Douglas Brode has shown his rich understanding of American mythology and national film heritage in previous books on Disney movies, counterculture, and aspects of another American spectacle, Star Wars, as an editor. In the book at hand, he again places fictional accounts of one genre (the Western movie) against historical accounts and facts as well as the religious and largely political background of some all-American heroes and substantial incidents.
In detail, those are the frontiersman, the cowboy, the lawman, the O.K. Corral, the American-Mexican war and the Battle of the Alamo, the Civil War as well as important (civil) institutions such as the courtroom, the church, and other locations coming to early fame in the western movie like the saloon or the distant farm. He finds evidence for his theories and conclusions in the roughly 300 western movies he quotes and refers to: often in great detail.
However, those old days when even the bad guys and hired gunmen followed some kind of moral codex, a town or a community stuck together, A place where democracy and the law were respected never actually existed. Hence a string of bitter movies with a bleak outlook on American communities surfaced in the 1950’s, mirroring the McCarthy years.
Each decade from the 1920’s onwards had its individual image of the West, and some directors changed their approach to the Western over the years. “More often than not, that tradition of the Old West was created by blue-state literary lights and cinematic geniuses who glorified or degraded the frontier experience in view of their own attitudes.” For example, “King of the Cowboy Roy Rogers may have popularized the tune ‘Don’t Fence Me In,’ but that beloved ode to freedom was written by legendary Manhattan sophisticate Cole Porter.”
As a result Brode here presents a good overview of the image of the West according to Clint Eastwood, John Ford, Sam Peckinpah and other directors, each one “recreating” their very own myth. Brode highlights a number of distinctive contrasts, and again the reader realizes that there are various ways to represent even simple “natural” parts of the cowboy environment, such as the open range, the prairie (without fences) and abstract concepts such as freedom, equality, democracy, different political ideas and a set of conceptions involving the idea of “justice.”
With this briefing we learn about another mythical term, namely “The Code of the West.” It is most likely a charming idea; Brode identifies it as a concept of “… America itself, distilled from actual history into a dream of who Americans should and ideally could be as people.

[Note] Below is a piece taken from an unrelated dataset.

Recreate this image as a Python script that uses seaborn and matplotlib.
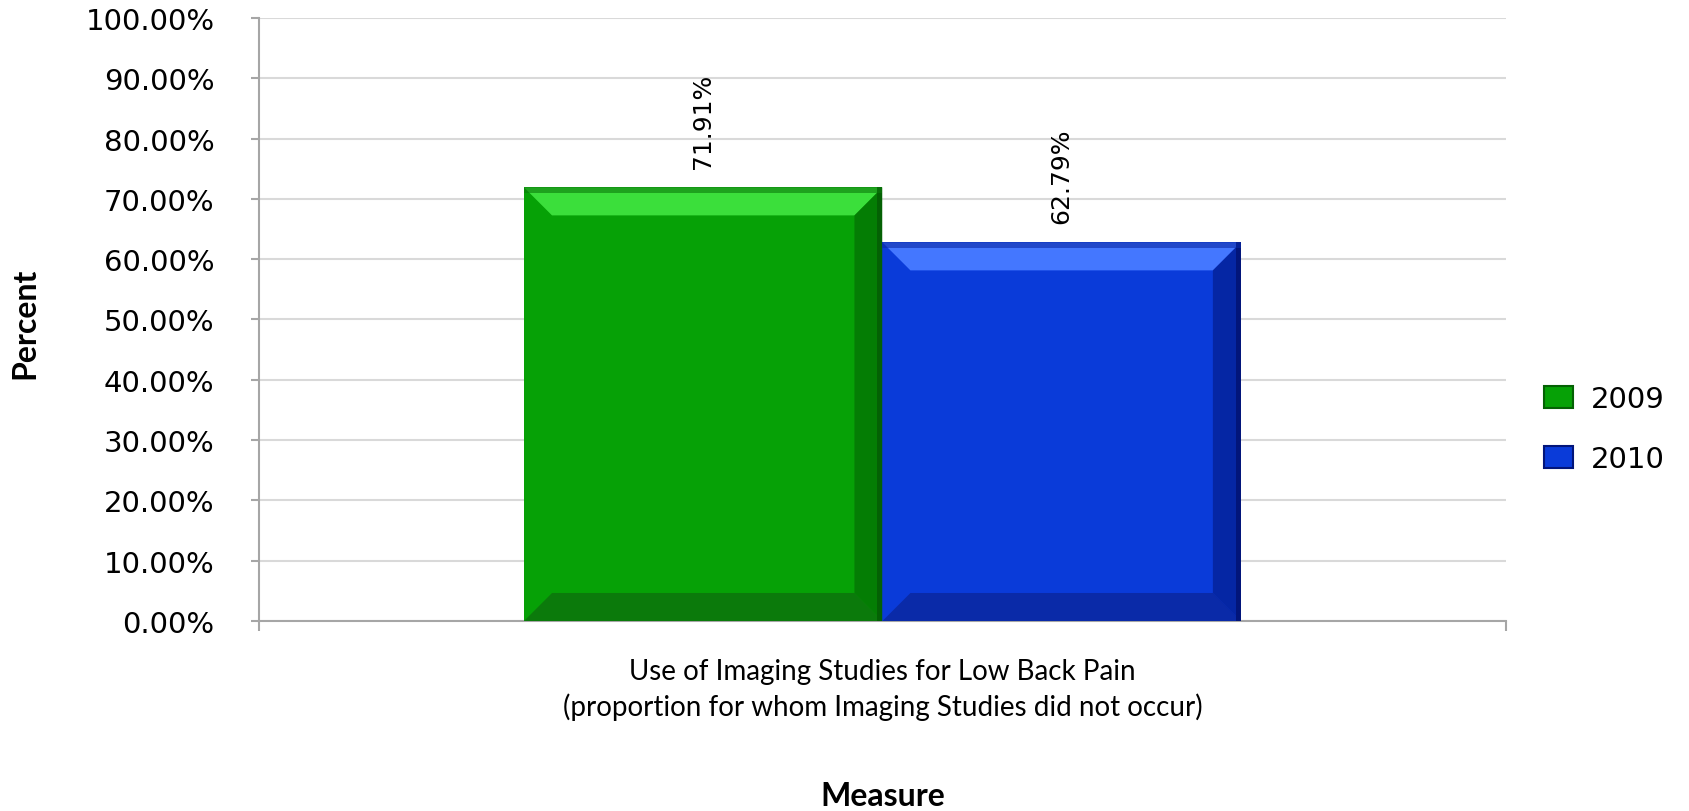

That code, a twentieth-century conception in popular arts, narrative and visual, derived from Romantic notions of European chivalry. Imposed on nineteenth-century fictional and nonfictional characters and settings, the code was ingested into a mythology that for much of the same citizenry no longer holds true during the twenty-first century.”
For fans of classic movies such as High Noon, Hondo, My Darling Clementine, The Alamo, Gunfight at O.K. Corral, Red River and scholars of American popular culture alike this title will be a very illuminating and entertaining read.
Review by Dr. A. Ebert © 2015
Douglas Brode. Dream West. Politics and Religion in Cowboy Movies. University of Texas Press, 2013, 390 p.